My love for corn has been well documented. I will eat it steamed. I will eat it creamed. I will strip the cobs of their golden, juicy kernels and eat them raw.
And, once I am left with nothing but naked cobs, I will use those corn sticks to make a corny broth.
While most vegetable scraps get chucked into my general purpose stock bag, corn cobs get singled out.
Rather than muddle their flavour with a bunch of other produce, I make them the star, complementing them with garlic and letting their corny goodness shine. The result is a savoury, incidentally vegan broth that adds a spike of savoury seasonal flavour to soups, risottos and sauces.

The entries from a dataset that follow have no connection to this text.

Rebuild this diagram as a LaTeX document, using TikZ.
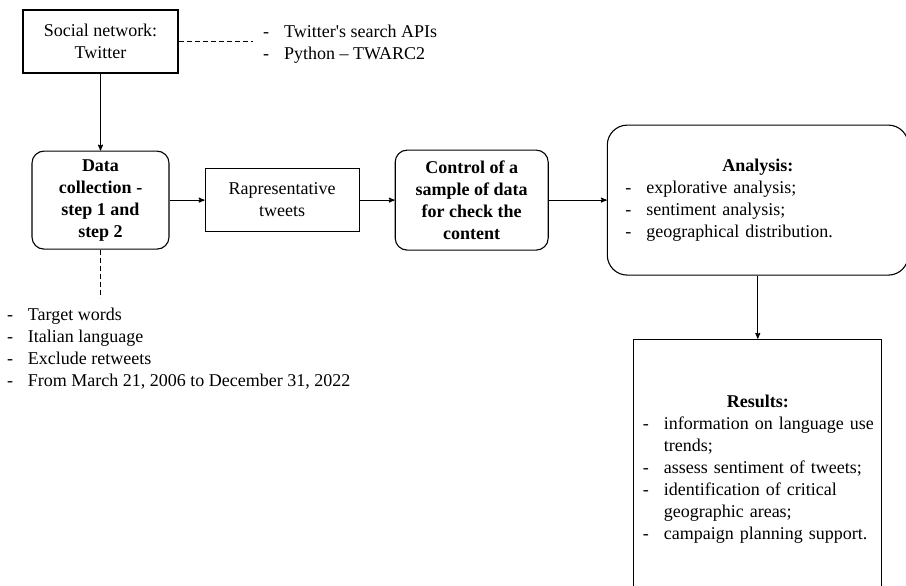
\documentclass[tikz,border=0pt]{standalone}
\usepackage{fontspec}
\setmainfont{Liberation Serif}
\usepackage{tikz}
\usetikzlibrary{positioning}
\usetikzlibrary{arrows}

\newcommand{\listdash}{\makebox[21pt][l]{-}}
\newcommand{\listskip}{\hspace*{21pt}}

\begin{document}
\begin{tikzpicture}[x=1pt,y=-1pt,->,>=stealth',auto,line width=1.1pt,
                    font=\fontsize{18}{22}\selectfont,
                    main node/.style={draw,align=center,inner sep=0pt},
                    round node/.style={main node,rounded corners=12pt,font=\fontsize{18}{22}\selectfont\bfseries},
                    list node/.style={align=left,inner sep=0pt},
                    link/.style={-,dash pattern=on 5pt off 3pt,shorten >=10pt}]

  \useasboundingbox (0,0) rectangle (906,586);

  \node[main node,minimum width=155pt,minimum height=63pt] (1) at (100.5,41.5) {Social network:\\Twitter};
  \node[round node,minimum width=137pt,minimum height=98pt] (2) [below=77pt of 1] {Data\\collection -\\step 1 and\\step 2};
  \node[main node,minimum width=154pt,minimum height=63pt] (3) [right=35pt of 2] {Rapresentative\\tweets};
  \node[round node,minimum width=153pt,minimum height=100pt] (4) [right=35pt of 3] {Control of a\\sample of data\\for check the\\content};
  \node[draw,rounded corners=20pt,align=left,text width=265pt,inner xsep=18pt,minimum height=150pt] (5) [right=58pt of 4]
    {\makebox[\linewidth]{\textbf{Analysis:}}\\
     \listdash explorative analysis;\\
     \listdash sentiment analysis;\\
     \listdash geographical distribution.};
  \node[draw,align=left,text width=230pt,inner xsep=9pt,minimum height=260pt] (6) [below=63pt of 5]
    {\makebox[\linewidth]{\textbf{Results:}}\\
     \listdash\mbox{information on language use}\\
     \listskip trends;\\
     \listdash\mbox{assess sentiment of tweets;}\\
     \listdash identification of critical\\
     \listskip geographic areas;\\
     \listdash\mbox{campaign planning support.}};

  % tools and filters
  \node[list node] (7) [right=84pt of 1,yshift=-3pt] {\listdash Twitter\textquotesingle s search APIs\\\listdash Python – TWARC2};
  \node[list node] (8) [below=58pt of 2.south west,anchor=north west,xshift=-25pt]
    {\listdash Target words\\
     \listdash Italian language\\
     \listdash Exclude retweets\\
     \listdash From March 21, 2006 to December 31, 2022};

  \path (1) edge (2)
        (2) edge (3)
        (3) edge (4)
        (4) edge (5)
        (5) edge (6);
  \path (1) edge[link] (1 -| 7.west)
        (2) edge[link] (2 |- 8.north);
\end{tikzpicture}
\end{document}
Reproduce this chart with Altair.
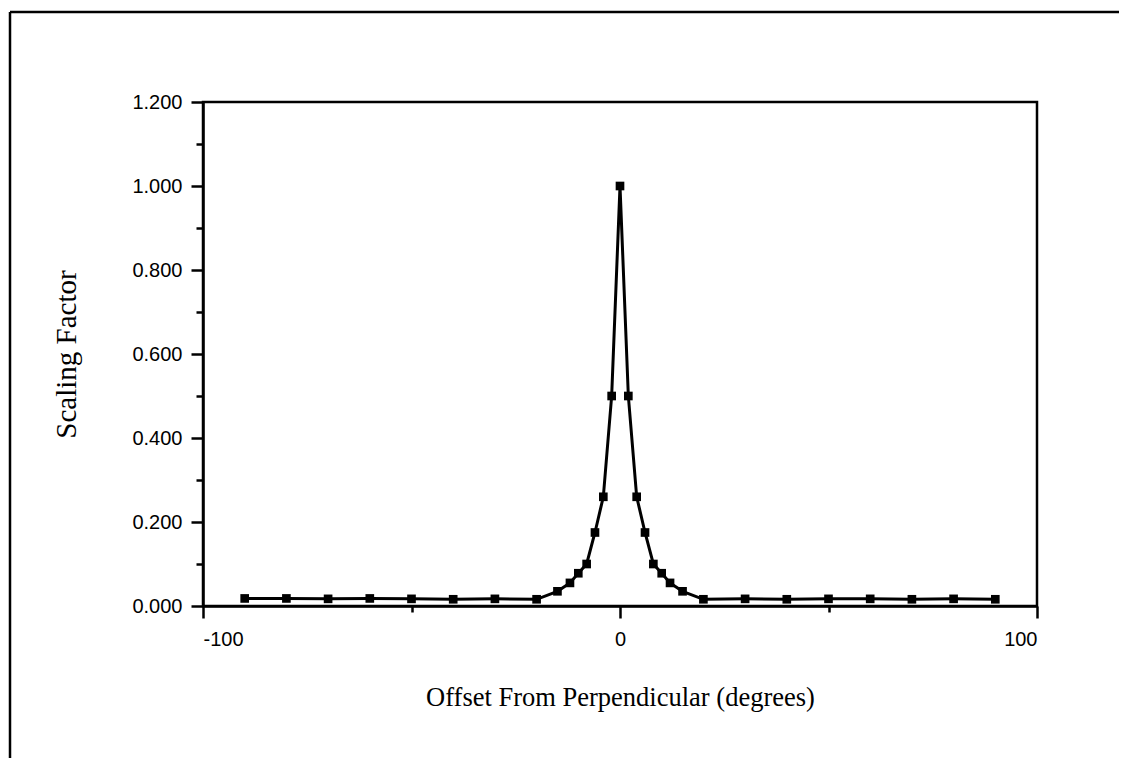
import altair as alt
import pandas as pd

# Data
offsets = [-90, -80, -70, -60, -50, -40, -30, -20, -15, -12, -10, -8, -6, -4, -2,
           0, 2, 4, 6, 8, 10, 12, 15, 20, 30, 40, 50, 60, 70, 80, 90]
factors = [0.018, 0.018, 0.017, 0.018, 0.017, 0.016, 0.017, 0.016, 0.035, 0.055,
           0.078, 0.100, 0.175, 0.260, 0.500,
           1.000, 0.500, 0.260, 0.175, 0.100, 0.078, 0.055, 0.035, 0.016,
           0.017, 0.016, 0.017, 0.017, 0.016, 0.017, 0.016]
x_ticks = [-100, -50, 0, 50, 100]
y_ticks = [0.0, 0.1, 0.2, 0.3, 0.4, 0.5, 0.6, 0.7, 0.8, 0.9, 1.0, 1.1, 1.2]

df = pd.DataFrame({"offset": offsets, "factor": factors})

W, H = 834, 504
SANS = "Liberation Sans"
SERIF = "Liberation Serif"

x_enc = alt.X(
    "offset:Q",
    scale=alt.Scale(domain=[-100, 100], nice=False, zero=False),
    axis=alt.Axis(
        values=x_ticks,
        title="Offset From Perpendicular (degrees)",
        titleFont=SERIF, titleFontSize=26.5, titleFontWeight="normal", titleColor="black",
        titleX=W / 2, titleY=91, titleBaseline="middle", titleAlign="center",
        labelExpr="datum.value % 100 == 0 ? '' + datum.value : ''",
        labelFont=SANS, labelFontSize=20, labelColor="black", labelPadding=11,
        tickSize={"condition": {"test": "datum.value % 100 == 0", "value": 12}, "value": 6},
        tickColor="black", tickWidth=2.5,
        domainColor="black", domainWidth=2.5, grid=False,
    ),
)
y_enc = alt.Y(
    "factor:Q",
    scale=alt.Scale(domain=[0, 1.2], nice=False),
    axis=alt.Axis(
        values=y_ticks,
        title="Scaling Factor",
        titleFont=SERIF, titleFontSize=29, titleFontWeight="normal", titleColor="black",
        titleX=-137, titleY=H / 2, titleAngle=-90, titleBaseline="middle", titleAlign="center",
        labelExpr="round(datum.value * 10) % 2 == 0 ? format(datum.value, '.3f') : ''",
        labelFont=SANS, labelFontSize=20, labelColor="black", labelPadding=9,
        tickSize={"condition": {"test": "round(datum.value * 10) % 2 == 0", "value": 12}, "value": 7},
        tickColor="black", tickWidth=2.5,
        domainColor="black", domainWidth=2.5, grid=False,
    ),
)

line = alt.Chart(df).mark_line(color="black", strokeWidth=3).encode(x=x_enc, y=y_enc)
pts = alt.Chart(df).mark_point(shape="square", filled=True, color="black", size=75, opacity=1).encode(
    x="offset:Q", y="factor:Q")

blank = alt.Data(values=[{}])
border_left = alt.Chart(blank).mark_rule(color="black", strokeWidth=2.5).encode(
    x=alt.value(-193), y=alt.value(-90), y2=alt.value(700))
border_top = alt.Chart(blank).mark_rule(color="black", strokeWidth=2.5).encode(
    x=alt.value(-193), x2=alt.value(950), y=alt.value(-90))

chart = alt.layer(line, pts, border_left, border_top).properties(
    width=W, height=H,
    autosize=alt.AutoSizeParams(type="none"),
    padding={"left": 195, "top": 94, "right": 82, "bottom": 152},
).configure(
    background="white",
    view=alt.ViewConfig(stroke="black", strokeWidth=2.5),
)

chart.save("out.html", embed_options={"renderer": "svg", "actions": False})
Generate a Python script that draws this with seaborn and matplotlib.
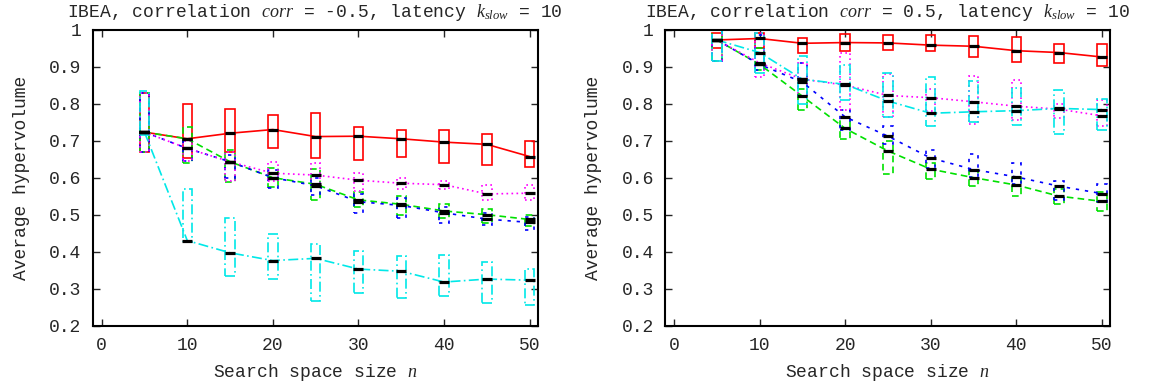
#!/usr/bin/env python3
#
# IBEA average hypervolume vs search space size, two correlations
#
import numpy as np
import pandas as pd
import matplotlib
matplotlib.use('Agg')
import matplotlib.pyplot as plt
import seaborn as sns

sizes = [5, 10, 15, 20, 25, 30, 35, 40, 45, 50]
series = ['red', 'green', 'blue', 'magenta', 'cyan']

# Left panel: corr = -0.5
neg_mean = {
    'red':     [0.723, 0.705, 0.720, 0.730, 0.711, 0.712, 0.705, 0.696, 0.690, 0.657],
    'green':   [0.723, 0.705, 0.643, 0.600, 0.582, 0.540, 0.528, 0.510, 0.500, 0.487],
    'blue':    [0.723, 0.679, 0.643, 0.600, 0.578, 0.535, 0.525, 0.505, 0.488, 0.479],
    'magenta': [0.723, 0.679, 0.643, 0.612, 0.607, 0.593, 0.585, 0.581, 0.556, 0.558],
    'cyan':    [0.723, 0.430, 0.397, 0.376, 0.382, 0.353, 0.347, 0.318, 0.326, 0.323],
}
neg_lo = {
    'red':     [0.668, 0.652, 0.670, 0.681, 0.652, 0.649, 0.656, 0.639, 0.634, 0.630],
    'green':   [0.668, 0.640, 0.589, 0.575, 0.540, 0.520, 0.500, 0.490, 0.478, 0.470],
    'blue':    [0.668, 0.645, 0.600, 0.571, 0.553, 0.505, 0.490, 0.477, 0.472, 0.459],
    'magenta': [0.668, 0.645, 0.590, 0.590, 0.580, 0.565, 0.570, 0.570, 0.540, 0.540],
    'cyan':    [0.715, 0.427, 0.333, 0.327, 0.268, 0.289, 0.274, 0.280, 0.261, 0.255],
}
neg_hi = {
    'red':     [0.830, 0.798, 0.786, 0.770, 0.775, 0.737, 0.730, 0.730, 0.719, 0.700],
    'green':   [0.830, 0.737, 0.675, 0.625, 0.623, 0.560, 0.550, 0.530, 0.515, 0.500],
    'blue':    [0.830, 0.700, 0.660, 0.620, 0.600, 0.555, 0.545, 0.520, 0.505, 0.495],
    'magenta': [0.830, 0.700, 0.670, 0.643, 0.639, 0.612, 0.600, 0.590, 0.580, 0.580],
    'cyan':    [0.835, 0.569, 0.490, 0.448, 0.421, 0.402, 0.388, 0.390, 0.371, 0.353],
}

# Right panel: corr = 0.5
pos_mean = {
    'red':     [0.972, 0.976, 0.963, 0.965, 0.964, 0.958, 0.955, 0.943, 0.938, 0.926],
    'green':   [0.972, 0.906, 0.820, 0.733, 0.672, 0.623, 0.600, 0.580, 0.550, 0.536],
    'blue':    [0.972, 0.906, 0.858, 0.764, 0.712, 0.653, 0.622, 0.602, 0.577, 0.557],
    'magenta': [0.972, 0.910, 0.866, 0.850, 0.822, 0.816, 0.805, 0.793, 0.785, 0.767],
    'cyan':    [0.972, 0.938, 0.866, 0.852, 0.807, 0.774, 0.778, 0.781, 0.787, 0.784],
}
pos_lo = {
    'red':     [0.950, 0.949, 0.938, 0.943, 0.946, 0.943, 0.926, 0.913, 0.911, 0.901],
    'green':   [0.915, 0.890, 0.784, 0.704, 0.609, 0.596, 0.578, 0.551, 0.530, 0.510],
    'blue':    [0.915, 0.890, 0.820, 0.729, 0.690, 0.625, 0.602, 0.584, 0.539, 0.535],
    'magenta': [0.915, 0.872, 0.820, 0.782, 0.765, 0.780, 0.746, 0.755, 0.760, 0.740],
    'cyan':    [0.915, 0.882, 0.800, 0.810, 0.764, 0.740, 0.750, 0.741, 0.717, 0.728],
}
pos_hi = {
    'red':     [0.990, 0.991, 0.978, 0.987, 0.985, 0.985, 0.983, 0.980, 0.961, 0.960],
    'green':   [1.000, 0.950, 0.840, 0.760, 0.700, 0.640, 0.620, 0.600, 0.570, 0.560],
    'blue':    [1.000, 0.985, 0.910, 0.782, 0.739, 0.674, 0.663, 0.640, 0.590, 0.584],
    'magenta': [1.000, 0.990, 0.910, 0.938, 0.880, 0.840, 0.874, 0.864, 0.800, 0.810],
    'cyan':    [1.000, 0.991, 0.928, 0.904, 0.884, 0.871, 0.860, 0.841, 0.836, 0.812],
}

titles = [r'IBEA, correlation $corr$ = -0.5, latency $k_{slow}$ = 10',
          r'IBEA, correlation $corr$ = 0.5, latency $k_{slow}$ = 10']

# gnuplot-like colours and dash patterns
colors = {'red': '#ff0000', 'green': '#00e000', 'blue': '#0000ff',
          'magenta': '#ff00ff', 'cyan': '#00e8e8'}
dashes = {'red': '', 'green': (4, 2.5), 'blue': (2, 3.5),
          'magenta': (1, 2), 'cyan': (6, 2, 1, 2)}

sns.set_style('ticks')
plt.rcParams['font.family'] = ['Liberation Mono', 'DejaVu Sans']
plt.rcParams['mathtext.fontset'] = 'custom'
plt.rcParams['mathtext.it'] = 'Liberation Serif:italic'
plt.rcParams['mathtext.rm'] = 'Liberation Serif'
plt.rcParams['font.size'] = 13

fig = plt.figure(figsize=(11.53, 3.89), dpi=100)
ax0 = fig.add_axes([0.0804, 0.1627, 0.3860, 0.7612])
ax1 = fig.add_axes([0.5768, 0.1627, 0.3859, 0.7612])

lw = 1.2
panels = [(ax0, neg_mean, neg_lo, neg_hi), (ax1, pos_mean, pos_lo, pos_hi)]
for i, (ax, means, los, his) in enumerate(panels):
    rows = []
    for s in series:
        for x, m in zip(sizes, means[s]):
            rows.append({'n': x, 'hv': m, 'alg': s})
    df = pd.DataFrame(rows)

    # Boxes
    for s in series:
        lo = np.array(los[s])
        hi = np.array(his[s])
        ls = '-' if dashes[s] == '' else (0, dashes[s])
        ax.bar(sizes, hi - lo, bottom=lo, width=1.1, fill=False,
               edgecolor=colors[s], linewidth=lw, linestyle=ls, zorder=2)

    # Lines through the means
    sns.lineplot(data=df, x='n', y='hv', hue='alg', style='alg',
                 palette=colors, dashes=dashes, hue_order=series,
                 style_order=series, linewidth=lw, legend=False, ax=ax,
                 zorder=3)

    # Black median marks
    for s in series:
        ax.plot(sizes, means[s], ls='none', marker='_', ms=7.5, mew=2.3,
                color='black', zorder=4)

    ax.set_xlim(-1.05, 50.95)
    ax.set_ylim(0.2, 1.0)
    ax.set_xticks(range(0, 51, 10))
    yt = np.arange(0.2, 1.01, 0.1)
    ax.set_yticks(yt)
    ax.set_yticklabels(['%g' % round(v, 1) for v in yt])
    ax.tick_params(direction='in', top=True, right=True, length=5,
                   width=1.0, pad=8, labelsize=13)
    for sp in ax.spines.values():
        sp.set_linewidth(1.5)
        sp.set_color('black')
    ax.set_xlabel('Search space size $n$', fontsize=13, labelpad=6)
    ax.set_ylabel('Average hypervolume', fontsize=13, labelpad=14)
    ax.set_title(titles[i], fontsize=13, pad=9)

plt.savefig('out.png', dpi=100)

Corn stock can be made either on the stove or in a pressure cooker. To make it, you will need:
- Corn cobs (at least 4)
- Enough water to cover the cobs
- 3 smashed garlic cloves, skins still on
- 2 teaspoons of salt
- 1 bay leaf
Add everything to a big stock pot (or pressure cooker) with enough water to just cover the cobs.
Bring to a boil, reduce to a simmer, and let it bubble and extract corny goodness for several hours, at least two, until you have a fragrant stock with a beautiful golden hue. If you’re using a pressure cooker, cook under high pressure for 45 minutes.
Strain stock through a sieve to remove the cobs and any errant corn silk, then stir into anything that needs more corn.
I think it makes a particularly good ramen broth, but I’m not above sipping it from a little mug.